Para la mercantilización de los relatos disidentes se aprovecha la propia paradoja que las luchas de frontera albergan: se esencializa la identidad y se estructura la reivindicación en torno a un sujeto único totalmente delimitado. Es contradictorio reforzar las identidades normalizadoras, que son la base sobre la que se articulan las distintas opresiones. La popularización de las luchas ha supuesto una fragmentación de la unidad, en la que cada movimiento se centra únicamente en su propio sujeto, sin atender a la interdependencia del sistema de dominación ni a la solidaridad entre las luchas. Es decir, las élites neoliberales que economizan los discursos disidentes usan la división y fragmentación de la crítica social en múltiples grupúsculos para sus propios intereses.

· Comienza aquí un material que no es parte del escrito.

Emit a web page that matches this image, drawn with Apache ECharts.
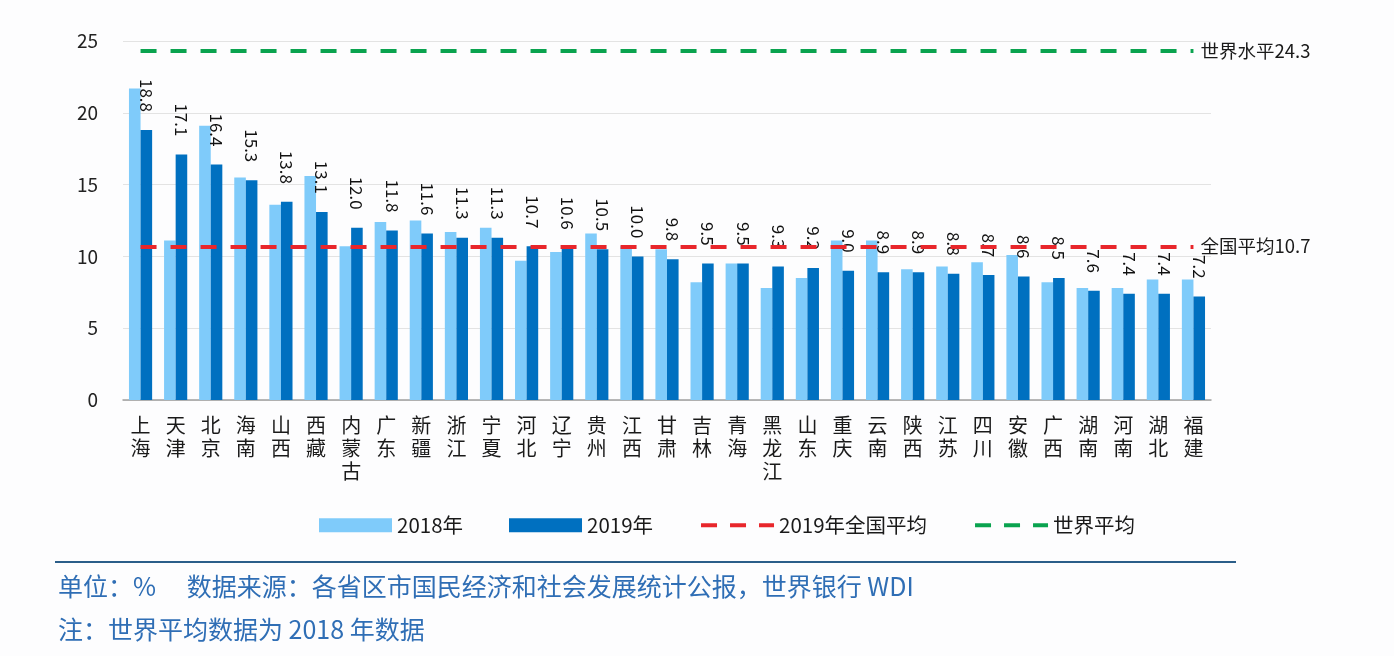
<!DOCTYPE html>
<html>
<head>
<meta charset="utf-8">
<script src="https://cdn.jsdelivr.net/npm/echarts@6/dist/echarts.min.js"></script>
<style>
html,body{margin:0;padding:0;background:#fdfdfe;}
#main{width:1394px;height:656px;}
</style>
</head>
<body>
<div id="main"></div>
<script>
const categories = ['上海','天津','北京','海南','山西','西藏','内蒙古','广东','新疆','浙江','宁夏','河北','辽宁','贵州','江西','甘肃','吉林','青海','黑龙江','山东','重庆','云南','陕西','江苏','四川','安徽','广西','湖南','河南','湖北','福建'];
const values2018 = [21.7,11.1,19.1,15.5,13.6,15.6,10.7,12.4,12.5,11.7,12.0,9.7,10.3,11.6,10.7,10.5,8.2,9.5,7.8,8.5,11.1,11.1,9.1,9.3,9.6,10.1,8.2,7.8,7.8,8.4,8.4];
const values2019 = [18.8,17.1,16.4,15.3,13.8,13.1,12.0,11.8,11.6,11.3,11.3,10.7,10.6,10.5,10.0,9.8,9.5,9.5,9.3,9.2,9.0,8.9,8.9,8.8,8.7,8.6,8.5,7.6,7.4,7.4,7.2];
const nationalAvg = 10.7;
const worldAvg = 24.3;
const yTicks = [0,5,10,15,20,25];
const seriesNames = ['2018年','2019年','2019年全国平均','世界平均'];
const noteLines = ['单位：%　 数据来源：各省区市国民经济和社会发展统计公报，世界银行 WDI','注：世界平均数据为 2018 年数据'];

const FONT = '"Noto Sans CJK SC", "Noto Sans", sans-serif';
const chart = echarts.init(document.getElementById('main'));

function refLine(value, label, color) {
  return {
    symbol: ['none','none'],
    silent: true,
    lineStyle: {color: color, width: 4, type: [16, 14]},
    label: {show: true, position: 'end', distance: 7, formatter: label, color: '#1a1a1a', fontSize: 18.5, fontFamily: FONT},
    data: [[{coord: [categories[0], value]}, {coord: [categories[categories.length-1], value]}]]
  };
}

chart.setOption({
  backgroundColor: '#fdfdfe',
  animation: false,
  textStyle: {fontFamily: FONT},
  grid: {left: 123, right: 183, top: 41, bottom: 256},
  legend: {
    data: [
      {name: seriesNames[0], icon: 'rect'},
      {name: seriesNames[1], icon: 'rect'},
      {name: seriesNames[2]},
      {name: seriesNames[3]}
    ],
    left: 314, top: 510,
    itemWidth: 73, itemHeight: 14, itemGap: 46,
    lineStyle: {width: 4},
    textStyle: {fontSize: 20.5, color: '#1a1a1a', fontFamily: FONT}
  },
  xAxis: {
    type: 'category',
    data: categories,
    axisLine: {lineStyle: {color: '#a0a0a0', width: 1.5}},
    axisTick: {show: false},
    axisLabel: {
      interval: 0, margin: 14, fontSize: 20, lineHeight: 23, color: '#1a1a1a',
      formatter: v => v.split('').join('\n')
    }
  },
  yAxis: {
    type: 'value', min: yTicks[0], max: yTicks[yTicks.length-1], interval: 5,
    axisLine: {show: false}, axisTick: {show: false},
    axisLabel: {fontSize: 19, color: '#222', margin: 25},
    splitLine: {lineStyle: {color: '#e3e3e3', width: 1}}
  },
  series: [
    {name: seriesNames[0], type: 'bar', data: values2018, barGap: '0%', barCategoryGap: '34%',
     itemStyle: {color: '#7fcbfa'}},
    {name: seriesNames[1], type: 'bar', data: values2019,
     itemStyle: {color: '#0070c0'},
     label: {show: true, position: 'top', rotate: -90, align: 'right', verticalAlign: 'middle', distance: 18,
             fontSize: 17, color: '#111', formatter: p => p.value.toFixed(1)}},
    {name: seriesNames[2], type: 'line', data: [], symbol: 'none',
     lineStyle: {color: '#e8262b', width: 4, type: [16, 13]}, itemStyle: {color: 'rgba(0,0,0,0)'},
     markLine: refLine(nationalAvg, '全国平均' + nationalAvg.toFixed(1), '#e8262b')},
    {name: seriesNames[3], type: 'line', data: [], symbol: 'none',
     lineStyle: {color: '#0aa34f', width: 4, type: [16, 13]}, itemStyle: {color: 'rgba(0,0,0,0)'},
     markLine: refLine(worldAvg, '世界水平' + worldAvg.toFixed(1), '#0aa34f')}
  ],
  graphic: [
    {type: 'line', shape: {x1: 55, y1: 562, x2: 1236, y2: 562}, style: {stroke: '#2b5e89', lineWidth: 2}},
    {type: 'text', left: 58, top: 574, style: {text: noteLines[0], fill: '#2f6eb5', fontSize: 25, fontFamily: FONT}},
    {type: 'text', left: 58, top: 617, style: {text: noteLines[1], fill: '#2f6eb5', fontSize: 25, fontFamily: FONT}}
  ]
});
</script>
</body>
</html>
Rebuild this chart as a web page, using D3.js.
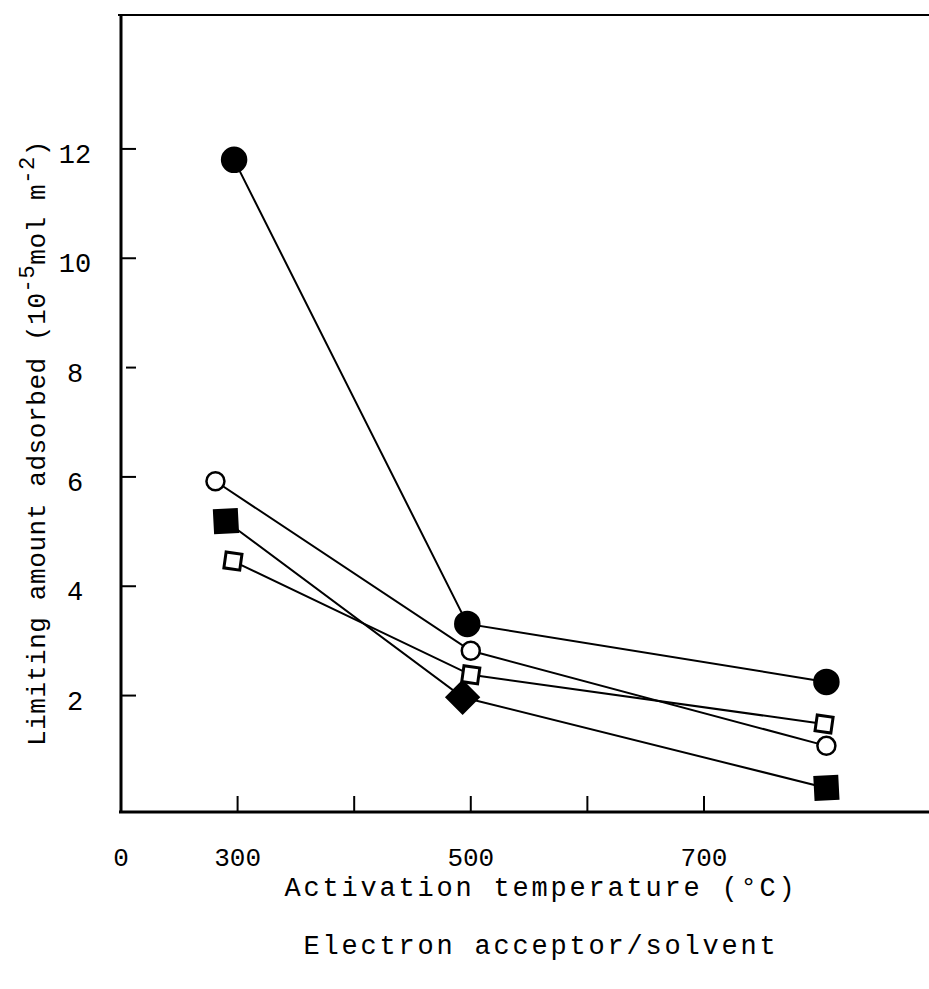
<!DOCTYPE html>
<html><head><meta charset="utf-8">
<script src="https://cdn.jsdelivr.net/npm/d3@7"></script>
<style>body{margin:0;background:#fff}svg{display:block}</style>
</head><body>
<script>
const filledCircle = [[297, 11.8], [497, 3.31], [805, 2.25]];
const openCircle = [[281, 5.92], [500, 2.82], [805, 1.08]];
const filledSquare = [[290, 5.19], [493, 1.97], [805, 0.31]];
const openSquare = [[296, 4.46], [500, 2.38], [803, 1.48]];
const xTicks = [300, 400, 500, 600, 700];
const xTickLabels = [[200, "0"], [300, "300"], [500, "500"], [700, "700"]];
const yTicks = [2, 4, 6, 8, 10, 12];

const W = 929, H = 989;
const svg = d3.select("body").append("svg").attr("width", W).attr("height", H);
const x = d3.scaleLinear().domain([200, 893]).range([121, 929]);
const y = d3.scaleLinear().domain([-0.13, 14.45]).range([812, 15]);
const font = "'Liberation Mono', 'DejaVu Sans Mono', monospace";

// axes
svg.append("line").attr("x1", x(200)).attr("x2", x(200)).attr("y1", y(14.45)).attr("y2", y(-0.13))
  .attr("stroke", "#000").attr("stroke-width", 3);
svg.append("line").attr("x1", x(200) - 2).attr("x2", W).attr("y1", y(-0.13)).attr("y2", y(-0.13))
  .attr("stroke", "#000").attr("stroke-width", 3);
svg.append("line").attr("x1", x(200) - 3).attr("x2", W).attr("y1", y(14.45)).attr("y2", y(14.45))
  .attr("stroke", "#000").attr("stroke-width", 2);

svg.selectAll(".yt").data(yTicks).enter().append("line")
  .attr("x1", d => x(200) + (d === 8 ? 5 : 0)).attr("x2", d => x(200) + 15)
  .attr("y1", d => y(d)).attr("y2", d => y(d)).attr("stroke", "#000").attr("stroke-width", 2);
svg.selectAll(".ytl").data(yTicks).enter().append("text")
  .attr("x", 75).attr("y", d => y(d) + 14).attr("text-anchor", "middle")
  .attr("font-family", font).attr("font-size", 27).text(d => d);

svg.selectAll(".xt").data(xTicks).enter().append("line")
  .attr("x1", d => x(d)).attr("x2", d => x(d)).attr("y1", y(-0.13)).attr("y2", y(-0.13) - 16)
  .attr("stroke", "#000").attr("stroke-width", 2);
svg.selectAll(".xtl").data(xTickLabels).enter().append("text")
  .attr("x", d => x(d[0])).attr("y", 866).attr("text-anchor", "middle")
  .attr("font-family", font).attr("font-size", 26).text(d => d[1]);

svg.append("text").attr("x", 541).attr("y", 896).attr("text-anchor", "middle")
  .attr("font-family", font).attr("font-size", 27).attr("letter-spacing", 2.8)
  .text("Activation temperature (°C)");
svg.append("text").attr("x", 541).attr("y", 954).attr("text-anchor", "middle")
  .attr("font-family", font).attr("font-size", 27).attr("letter-spacing", 2.8)
  .text("Electron acceptor/solvent");

const yl = svg.append("text").attr("transform", "translate(45,443) rotate(-90)").attr("text-anchor", "middle")
  .attr("font-family", font).attr("font-size", 26).attr("letter-spacing", 0.6);
yl.append("tspan").text("Limiting amount adsorbed (10");
yl.append("tspan").attr("dy", -11).attr("font-size", 22).text("-5");
yl.append("tspan").attr("dy", 11).text("mol m");
yl.append("tspan").attr("dy", -11).attr("font-size", 22).text("-2");
yl.append("tspan").attr("dy", 11).text(")");

const line = d3.line().x(d => x(d[0])).y(d => y(d[1]));
const series = [
  {data: filledCircle, type: "circle", fill: true, r: 12},
  {data: openCircle, type: "circle", fill: false, r: 9},
  {data: filledSquare, type: "square", fill: true, r: 11},
  {data: openSquare, type: "square", fill: false, r: 8}
];
series.forEach(s => {
  svg.append("path").attr("d", line(s.data)).attr("fill", "none").attr("stroke", "#000").attr("stroke-width", 2);
});
series.forEach(s => {
  s.data.forEach((d, i) => {
    const cx = x(d[0]), cy = y(d[1]);
    if (s.type === "circle") {
      svg.append("circle").attr("cx", cx).attr("cy", cy).attr("r", s.r)
        .attr("fill", s.fill ? "#000" : "#fff").attr("stroke", "#000").attr("stroke-width", 2.5);
    } else {
      const diamond = s.fill && i === 1;
      svg.append("rect").attr("x", cx - s.r).attr("y", cy - s.r).attr("width", 2 * s.r).attr("height", 2 * s.r)
        .attr("transform", diamond ? `rotate(45,${cx},${cy})` : `rotate(${s.fill ? -3 : 8},${cx},${cy})`)
        .attr("fill", s.fill ? "#000" : "#fff").attr("stroke", "#000").attr("stroke-width", 3);
    }
  });
});
</script>
</body></html>
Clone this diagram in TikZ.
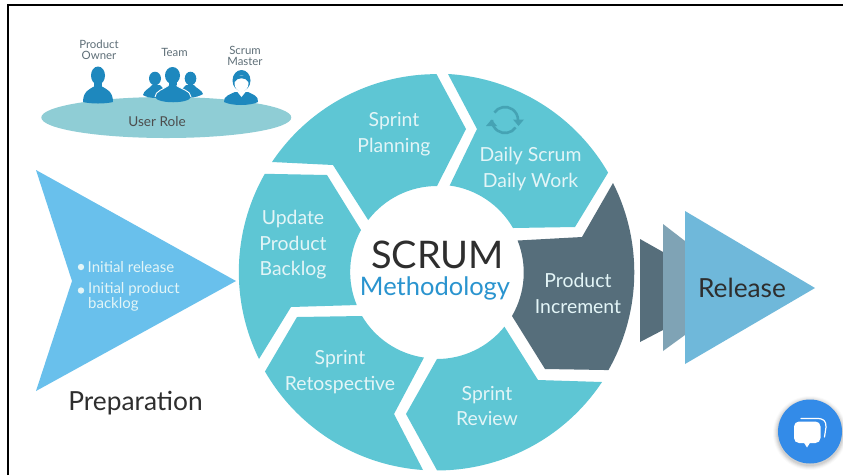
\documentclass[tikz,border=0pt]{standalone}
\usepackage{fontspec}
\setmainfont{Lato}
\definecolor{seg}{HTML}{5EC6D4}
\definecolor{incr}{HTML}{566E7B}
\definecolor{prep}{HTML}{69C0EC}
\definecolor{rel}{HTML}{6FB8DA}
\definecolor{relmid}{HTML}{7FA3B5}
\definecolor{role}{HTML}{8FCDD5}
\definecolor{person}{HTML}{1E88BE}
\definecolor{softtxt}{HTML}{E3F5F7}
\definecolor{darktxt}{HTML}{2E2E2E}
\definecolor{greytxt}{HTML}{5F6F78}
\definecolor{meth}{HTML}{2A94CF}
\definecolor{chat}{HTML}{338BE8}
\definecolor{sync}{HTML}{45A3B4}
\tikzset{
  x=1pt,y=-1pt,
  segtext/.style={text=softtxt,font=\fontsize{19.4}{25.5}\selectfont,align=center,inner sep=0pt},
  roletext/.style={text=greytxt,font=\fontsize{11.4}{11}\selectfont,align=center,inner sep=0pt},
  person/.style={fill=person,draw=none},
  bullettext/.style={text=softtxt,font=\fontsize{15}{15}\selectfont,align=left,inner sep=0pt,anchor=west},
  bigtext/.style={inner sep=0pt,text=darktxt,font=\fontsize{26.3}{26}\selectfont}
}
\begin{document}
\begin{tikzpicture}
\useasboundingbox (0,0) rectangle (843,475);
\fill[white] (0,0) rectangle (843,475);
% frame
\draw[black,line width=2pt] (8,475) -- (8,5) -- (843,5);
% circle segments
\fill[seg] (272,162) arc[start angle=213.8,end angle=270,radius=198] -- (466,129) -- (437,186)
  arc[start angle=270,end angle=217.3,radius=86.5] -- (333,165) -- cycle;
\fill[seg] (448,74) arc[start angle=273.3,end angle=330,radius=198] -- (575,227) -- (513,228)
  arc[start angle=330,end angle=277.7,radius=86.5] -- (477,129) -- cycle;
\fill[incr] (613,183) arc[start angle=333.2,end angle=389.6,radius=198] -- (545,369) -- (512,316)
  arc[start angle=30.2,end angle=-21.7,radius=86.5] -- (582,237) -- cycle;
\fill[seg] (602,382) arc[start angle=33.6,end angle=90,radius=198] -- (406,414) -- (437,359)
  arc[start angle=90,end angle=38.8,radius=86.5] -- (538,380) -- cycle;
\fill[seg] (423,470) arc[start angle=93.9,end angle=150,radius=198] -- (297,317) -- (362,316)
  arc[start angle=149.4,end angle=98.3,radius=86.5] -- (394,414) -- cycle;
\fill[seg] (259,359) arc[start angle=153.9,end angle=209.7,radius=198] -- (327,175) -- (361,230)
  arc[start angle=209,end angle=157.5,radius=86.5] -- (291,307) -- cycle;
% segment labels
\node[segtext] (planning) at (394,134) {Sprint\\Planning};
\node[segtext] (daily) at (530.5,169) {Daily Scrum\\Daily Work};
\node[segtext] (update) at (293,245) {Update\\Product\\Backlog};
\node[segtext] (increment) at (578,293.5) {Product\\Increment};
\node[segtext] (review) at (487,406) {Sprint\\Review};
\node[segtext] (retro) at (340,372) {Sprint\\Retospective};
% centre
\node[inner sep=0pt,text=darktxt,font=\fontsize{38}{38}\selectfont] (scrum) at (437.5,254.5) {SCRUM};
\node[inner sep=0pt,text=meth,font=\fontsize{25.5}{26}\selectfont] (method) at (435,288.5) {Methodology};
% sync icon
\draw[sync,line width=2.6pt] (505,120) ++(215:13) arc[start angle=215,end angle=360,radius=13];
\draw[sync,line width=2.6pt] (505,120) ++(35:13) arc[start angle=35,end angle=180,radius=13];
\fill[sync] (513,119.5) -- (524,119.5) -- (518.5,126) -- cycle;
\fill[sync] (486,126) -- (497,126) -- (491.5,119.5) -- cycle;
% preparation
\fill[prep] (36,170) -- (236,281) -- (36,391) -- (72,281) -- cycle;
\fill[softtxt] (81,267) circle (3.2);
\fill[softtxt] (81,290.5) circle (3.2);
\node[bullettext] (b1) at (87.5,267.5) {Initial release};
\node[bullettext] (b2) at (88,297) {Initial product\\backlog};
\node[bigtext] (prepl) at (135.5,403) {Preparation};
% release
\fill[incr] (640,239) -- (663,252) -- (663,330) -- (640,342) -- cycle;
\fill[relmid] (663,224) -- (685,241) -- (685,335) -- (663,351) -- cycle;
\fill[rel] (685,211) -- (815,288) -- (685,364) -- cycle;
\node[bigtext] (rell) at (742,288) {Release};
% user role
\fill[role] (166.3,117.5) ellipse [x radius=125,y radius=20.5];
\node[inner sep=0pt,text=darktxt!85,font=\fontsize{13.6}{13}\selectfont] (rolel) at (157,121.5) {User Role};
\node[roletext] (po) at (99,50) {Product\\Owner};
\node[roletext] (team) at (174.5,52) {Team};
\node[roletext] (sm) at (245,55.5) {Scrum\\Master};
% product owner
\fill[person] (98,75.5) ellipse [x radius=7,y radius=9];
\fill[person] (94,80) rectangle (102,88);
\fill[person] (83,102) .. controls (83,91) and (90,89) .. (94,86.5) .. controls (96,88) and (100,88) .. (102,86.5)
  .. controls (106,89) and (113,91) .. (113,102)
  .. controls (105,104) and (91,104) .. (83,102) -- cycle;
% team
\fill[person] (155,78.5) ellipse [x radius=6,y radius=6.8];
\fill[person] (190.5,78.5) ellipse [x radius=5.8,y radius=6.8];
\fill[person] (143,95) .. controls (144,90) and (149,89) .. (152,85) -- (160,85) -- (170,96) -- (156,98) .. controls (151,98) and (146,97) .. (143,95) -- cycle;
\fill[person] (203,94) .. controls (202,90) and (197,89) .. (194,85) -- (186,85) -- (176,96) -- (190,97.5) .. controls (195,97.5) and (200,96) .. (203,94) -- cycle;
\fill[person] (172.5,75.5) ellipse [x radius=7.5,y radius=8.5];
\fill[person] (168.5,80) rectangle (176.5,88);
\fill[person] (155,97) .. controls (155,91) and (164,89) .. (168.5,85.5) -- (176.5,85.5) .. controls (181,89) and (191,91) .. (191,97)
  .. controls (189,104) and (157,104) .. (155,97) -- cycle;
\draw[white,line width=0.9pt] (155,97) .. controls (155,91) and (164,89) .. (168.5,85.5);
\draw[white,line width=0.9pt] (176.5,85.5) .. controls (181,89) and (191,91) .. (191,97);
% scrum master
\fill[person] (224,102) .. controls (223,96) and (231,94) .. (235,92) -- (248,92) .. controls (252,94) and (259,96) .. (258,102)
  .. controls (250,106) and (232,106) .. (224,102) -- cycle;
\fill[white] (237.5,92) -- (245.5,92) -- (241.5,97) -- cycle;
\fill[person] (241.5,80.5) ellipse [x radius=9,y radius=10.5];
\fill[white] (241.5,83.5) ellipse [x radius=7,y radius=8];
\fill[person] (234.5,82) .. controls (237,77) and (246,77) .. (248.5,82) -- (248.5,76) -- (234.5,76) -- cycle;
% chat
\foreach \r/\o in {37/0.02,36/0.03,35/0.04,34/0.05,33/0.06}{\fill[black,opacity=\o] (810,433) circle (\r);}
\fill[chat] (810,431.5) circle (32);
\draw[white,line width=1.2pt,line cap=round] (801,418.5) -- (817,418.5) .. controls (824,418.5) and (826,421) .. (826,427) -- (824.5,437);
\fill[white,rounded corners=5pt] (794,421.5) rectangle (820.5,443);
\fill[white] (803.5,442) -- (807,447.5) -- (810.5,442) -- cycle;
\end{tikzpicture}
\end{document}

Es clave el estudio de los efectos del neoliberalismo en todos los ámbitos de la vida, así como reconocer que las teorizaciones unívocas ya no funcionan y que el horizonte no puede plantearse en clave identitaria sino unitaria. Por eso, la única receta posible es una crítica poliédrica y unitaria que trate de tejer un análisis global de las estructuras de poder. Las luchas por la representación corren ciertos riesgos en el marco del neoliberalismo, por eso deben prevenir su posible absorción por parte del sistema, estudiar la configuración de las diferencias y ser capaces de abordar sus críticas desde el anticapitalismo. Frente a los mecanismos de desagregación neoliberales, se necesitan estructuras de discusión colectivas para intervenir tanto en las políticas públicas como en la opinión y el escenario social desde las necesidades propias pero con mirada amplia. El feminismo, el antirracismo y el ecologismo deben estar en el corazón mismo de la redistribución económica.